Près d'un millier de personnes ont manifesté devant le ministère de l'Intérieur le lendemain, 7 mai, contestant les résultats et protestant contre les milliers d'irrégularités.

Certains tenaient des pancartes disant ‘Joumana est députée’. La manifestation s'est transformée en occupation et a barré une des principales artères de Beyrouth, celle qui relie la première à la deuxième circonscription, pendant plusieurs heures avant de se terminer pacifiquement.

Au lendemain de la manifestation, Joumana Haddad a annoncé sur sa page Facebook son intention de contester les résultats officiels.

Tensions entre partis

Malgré la forte présence de l'armée et des Forces de sécurité intérieure, des heurts et des différends se sont produits à travers le pays.

A Beyrouth, des partisans du Hezbollah de Hassan Nasrallah et du Mouvement du Futur de Saad Hariri se sont mutuellement crié des slogans confessionnels.

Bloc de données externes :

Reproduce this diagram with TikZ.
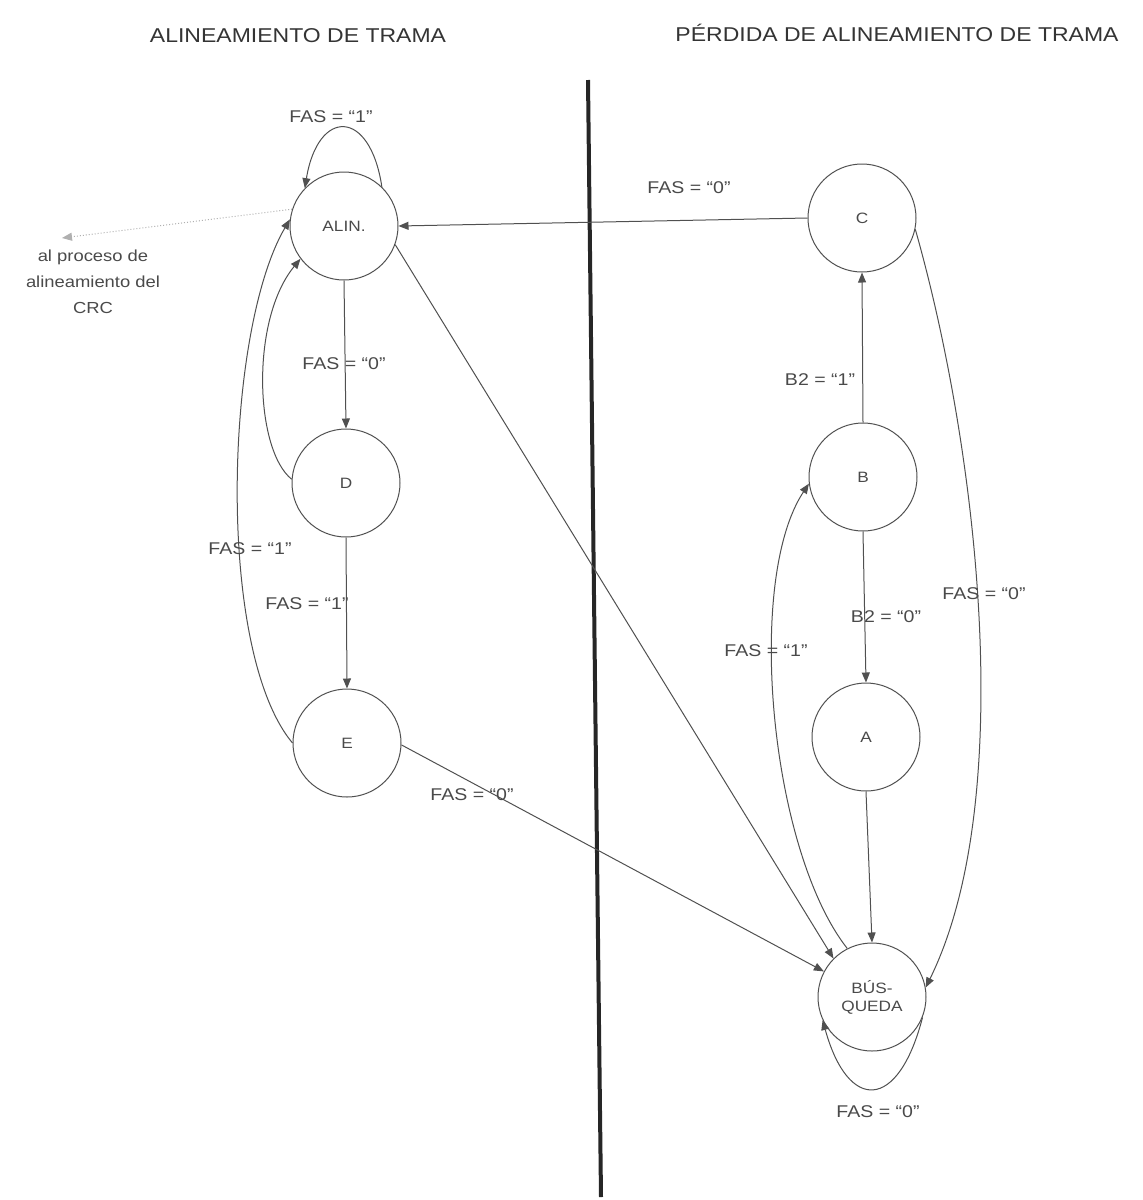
\documentclass[tikz,border=0pt]{standalone}
\usepackage{fontspec}
\setmainfont{Liberation Sans}[FakeStretch=1.15]
\usetikzlibrary{arrows.meta}
\definecolor{ink}{HTML}{505050}
\definecolor{txt}{HTML}{4A4A4A}
\begin{document}
\begin{tikzpicture}[x=0.5pt,y=-0.5pt,
  st/.style={draw=ink,line width=0.5pt,circle,minimum size=54pt,inner sep=0pt,text=txt,font=\fontsize{7.5}{9}\selectfont,align=center},
  arr/.style={draw=ink,line width=0.5pt,-{Triangle[length=5pt,width=4pt]}},
  lbl/.style={text=txt,font=\fontsize{8.5}{10}\selectfont,inner sep=1pt},
  ttl/.style={text=txt!70!black,font=\fontsize{10}{12}\selectfont},
  dotarr/.style={draw=ink!45,line width=0.5pt,densely dotted,-{Triangle[length=5pt,width=4pt]}}]
\path[use as bounding box] (0,0) rectangle (1143,1200);
% titles
\node[ttl] (t1) at (298,36) {ALINEAMIENTO DE TRAMA};
\node[ttl] (t2) at (897,33) {PÉRDIDA DE ALINEAMIENTO DE TRAMA};
% divider
\draw[line width=2pt,color=black!85] (588,80) -- (601,1197);
% states
\node[st] (alin) at (344,226) {ALIN.};
\node[st] (d) at (346,483) {D};
\node[st] (e) at (347,743) {E};
\node[st] (c) at (862,218) {C};
\node[st] (b) at (863,477) {B};
\node[st] (a) at (866,737) {A};
\node[st] (busq) at (872,997) {BÚS-\\QUEDA};
% CRC
\coordinate (crc) at (62,238);
\node[lbl,align=center,font=\fontsize{8}{13}\selectfont] (crctext) at (93,282) {al proceso de\\alineamiento del\\CRC};
\draw[dotarr] (alin.162) -- (crc);
% edges left
\draw[arr] (alin.46) .. controls (370,108) and (318,108) .. (alin.136);
\node[lbl] (l1) at (331,117) {FAS = “1”};
\draw[arr] (alin.south) -- (d.north);
\node[lbl] (l2) at (344,364) {FAS = “0”};
\draw[arr] (d.176) .. controls (255,450) and (250,320) .. (alin.217);
\draw[arr] (e.180) .. controls (215,650) and (225,330) .. (alin.173);
\node[lbl] (l3) at (250,549) {FAS = “1”};
\draw[arr] (d.south) -- (e.north);
\node[lbl] (l4) at (307,604) {FAS = “1”};
\draw[arr] (alin.-20) -- (busq.135);
\draw[arr] (e.-2) -- (busq.152);
\node[lbl] (l5) at (472,795) {FAS = “0”};
% edges right
\draw[arr] (c.west) -- (alin.east);
\node[lbl] (l6) at (689,188) {FAS = “0”};
\draw[arr] (c.-12) .. controls (978,450) and (1018,800) .. (busq.10);
\node[lbl] (l7) at (984,594) {FAS = “0”};
\draw[arr] (b.north) -- (c.south);
\node[lbl] (l8) at (820,380) {B2 = “1”};
\draw[arr] (b.south) -- (a.north);
\node[lbl] (l9) at (886,617) {B2 = “0”};
\draw[arr] (busq.117) .. controls (770,850) and (745,580) .. (b.187);
\node[lbl] (l10) at (766,651) {FAS = “1”};
\draw[arr] (a.south) -- (busq.north);
\draw[arr] (busq.-22) .. controls (898,1112) and (848,1112) .. (busq.205);
\node[lbl] (l11) at (878,1112) {FAS = “0”};
\end{tikzpicture}
\end{document}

A Zahlé, dans l'est, les partisans des Forces libanaises de Samir Geagea ont agressé des bénévoles des candidats indépendants. A Bint Jbeil, une ville du sud, des représentants de Kollouna Watani ont aussi indiqué avoir subi le harcèlement d'adhérents des partis dominants.

Les partis nominalement alliés n'ont pas été exempts de ces heurts. A Nabatieh, les adeptes du parti Amal de Nabih Berri ont attaqué un convoi du Parti communiste libanais.Les deux partis sont théoriquement alliés.

Les tensions sont montées d'un cran le lendemain de l'élection. Des motards à scooter portant des drapeaux du Hezbollah et d'Amal ont paradé dans des quartiers où leur présence est minime, et connus pour avoir de nombreux partisans du Mouvement du Futur.

Ils scandaient des slogans confessionnels, tels que “Beyrouth est maintenant chiite”, car des candidats du Hezbollah ont aussi été élus dans la deuxième circonscription de Beyrouth, traditionnellement un bastion du Mouvement du Futur dirigé par Saad Hariri, musulman sunnite et actuel Premier Ministre. Ils ont aussi été filmés accrochant un drapeau du Hezbollah sur la statue de Rafik Hariri, un précédent premier ministre (et père de l'actuel), près du lieu de son assassinat. Ce qui a été vu comme une provocation, car Rafik Hariri était un opposant déclaré du régime syrien, que soutiennent le Hezbollah et Amal.

La riposte à ces caravanes n'a pas tardé : des sympathisants des partis de l'autre bord (notamment le Mouvement du Futur) ont attaqué le groupe. Ces escarmouches ont dégénéré avec quelques coups de feu, mais l'armée, en état d'alerte avancée, est intervenue et le calme a bientôt été rétabli à Beyrouth.